Most Americans get their coupons either in the mail or in newspapers or weekly advertising fliers at grocery stores. These fliers are often available to consumers as soon as they walk through the store’s front door. Many grocery store coupons can also be found on the items themselves. You might see what is called a neck label coupon on a bottle of wine, or a coupon on a box or bag offering $1 off on the purchase of two identical or similar items. These coupons are put on the items by representatives of the manufacturing company and not by the store.
You can also receive electronic coupons through mobile phone apps. Online shoppers receive coupon codes or promo (for promotion) codes that they can type in before finalizing their purchases.

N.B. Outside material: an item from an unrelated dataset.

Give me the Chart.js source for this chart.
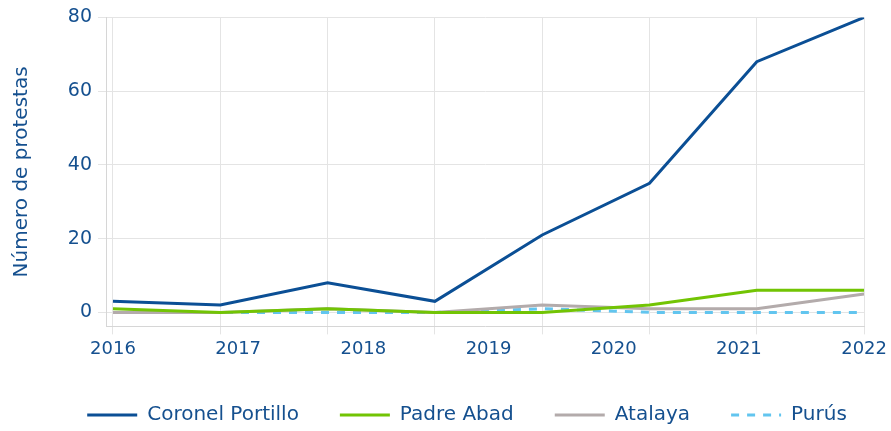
<!DOCTYPE html>
<html>
<head>
<meta charset="utf-8">
<script src="https://cdn.jsdelivr.net/npm/chart.js@4.4.1/dist/chart.umd.min.js"></script>
<style>
  html, body { margin: 0; padding: 0; background: #fff; }
  .chart { width: 891px; height: 431px; }
</style>
</head>
<body>
<div class="chart"><canvas id="protestas"></canvas></div>
<script>
// 8 observaciones, etiquetas de años repartidas a lo largo del eje
const periods = [0, 1, 2, 3, 4, 5, 6, 7];
const years = [2016, 2017, 2018, 2019, 2020, 2021, 2022];
const yTicks = [0, 20, 40, 60, 80];

const coronelPortillo = [3, 2, 8, 3, 21, 35, 68, 80];
const padreAbad = [1, 0, 1, 0, 0, 2, 6, 6];
const atalaya = [0, 0, 1, 0, 2, 1, 1, 5];
const purus = [0, 0, 0, 0, 1, 0, 0, 0];

const textColor = "#15508f";
const font = "'DejaVu Sans', sans-serif";

const toPoints = (vals) => vals.map((v, i) => ({ x: periods[i], y: v }));

const xMin = -0.065;
const xMax = periods[periods.length - 1];
// eje de años alineado con el primer y último punto
const yearStep = (years[years.length - 1] - years[0]) / xMax;
const yearMin = years[0] + xMin * yearStep;

new Chart(document.getElementById("protestas").getContext("2d"), {
  type: "line",
  data: {
    datasets: [
      { label: "Coronel Portillo", data: toPoints(coronelPortillo), borderColor: "#0b4f95", borderWidth: 3 },
      { label: "Padre Abad", data: toPoints(padreAbad), borderColor: "#72c404", borderWidth: 3 },
      { label: "Atalaya", data: toPoints(atalaya), borderColor: "#b3abab", borderWidth: 3 },
      { label: "Purús", data: toPoints(purus), borderColor: "#62c5ef", borderWidth: 3, borderDash: [8, 8] },
    ],
  },
  options: {
    responsive: true,
    maintainAspectRatio: false,
    animation: false,
    elements: { point: { radius: 0 }, line: { tension: 0 } },
    layout: { padding: { left: 8, right: -35, top: 8, bottom: -4 } },
    plugins: {
      tooltip: { enabled: false },
      legend: {
        position: "bottom",
        labels: {
          usePointStyle: true,
          pointStyle: "line",
          pointStyleWidth: 50,
          padding: 41,
          color: textColor,
          font: { family: font, size: 20 },
          generateLabels: (chart) =>
            Chart.defaults.plugins.legend.labels.generateLabels(chart).map((item) => ({
              ...item,
              lineDash: chart.data.datasets[item.datasetIndex].borderDash || [],
              lineWidth: 3,
            })),
        },
      },
    },
    scales: {
      x: {
        type: "linear",
        min: xMin,
        max: xMax,
        weight: 0,
        afterBuildTicks: (axis) => { axis.ticks = periods.map(v => ({ value: v })); },
        ticks: { display: false },
        grid: { color: "#e4e4e4", tickLength: 8 },
        border: { color: "#d6d6d6" },
      },
      x2: {
        type: "linear",
        position: "bottom",
        min: yearMin,
        max: years[years.length - 1],
        weight: 1,
        afterBuildTicks: (axis) => { axis.ticks = years.map(v => ({ value: v })); },
        ticks: {
          color: textColor,
          font: { family: font, size: 18 },
          padding: 4,
          maxRotation: 0,
          callback: (v) => String(v),
        },
        grid: { display: false, drawTicks: false },
        border: { display: false },
      },
      y: {
        min: -3.8,
        max: 80,
        afterBuildTicks: (axis) => { axis.ticks = yTicks.map(v => ({ value: v })); },
        afterFit: (axis) => { axis.width = 98; },
        ticks: { color: textColor, font: { family: font, size: 19 }, padding: 6 },
        grid: { color: "#e4e4e4", tickLength: 8 },
        border: { color: "#d6d6d6" },
        title: {
          display: true,
          text: "Número de protestas",
          color: textColor,
          font: { family: font, size: 20 },
          padding: { top: 2, bottom: 10 },
        },
      },
    },
  },
});
</script>
</body>
</html>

There are also online coupon services. Apps like Groupon and Yowza!! will store coupons for goods, such as ice cream or home electronics, as well as for services, like haircuts and junk removal. These apps charge fees to carry these coupons, but there is no implied endorsement of the service provider. It is a very good idea to read the terms and conditions (Ts and Cs) for any service being offered through these apps. Look for the phrase, “May not be combined with any other offer.” This means that something which may already be on sale cannot be reduced further when combined with a coupon, and you can’t use more than one coupon to purchase the same item.
And every coupon has an expiration date. Some coupons can be redeemed, or used, for up to a month or longer after they become available, but many coupons may only be redeemable for a week. Remember that a coupon is a promotional tool, and all promotions are for a limited time. Be sure to always look for the expiration date on any coupon.
Coo or Q?
We also need to talk about what is probably the most controversial aspect of coupons – how to pronounce the word.
Coupon comes to us from the French couper – to cut, and pronounced like coo-pay. This etymology of the word has a double meaning since it indicates a cut in the price of an item as well as the way in which coupons were used for centuries. We cut them out of newspapers.
Honoring the French, coupon is properly pronounced as Koo’-pon. However, many in the U.S. pronounce it as Cue’-pon or Kew’-pon. It seems to be a regional pronunciation, with much of the middle part of the country preferring the second pronunciation. I have heard arguments on this subject over the years, including one very recently, and people are very split on this. How this developed is anyone’s guess. I can’t explain how anyone could look at that word and conclude that it needs to be pronounced like a Q, but many do.
So, I’m curious. How do you pronounce coupon?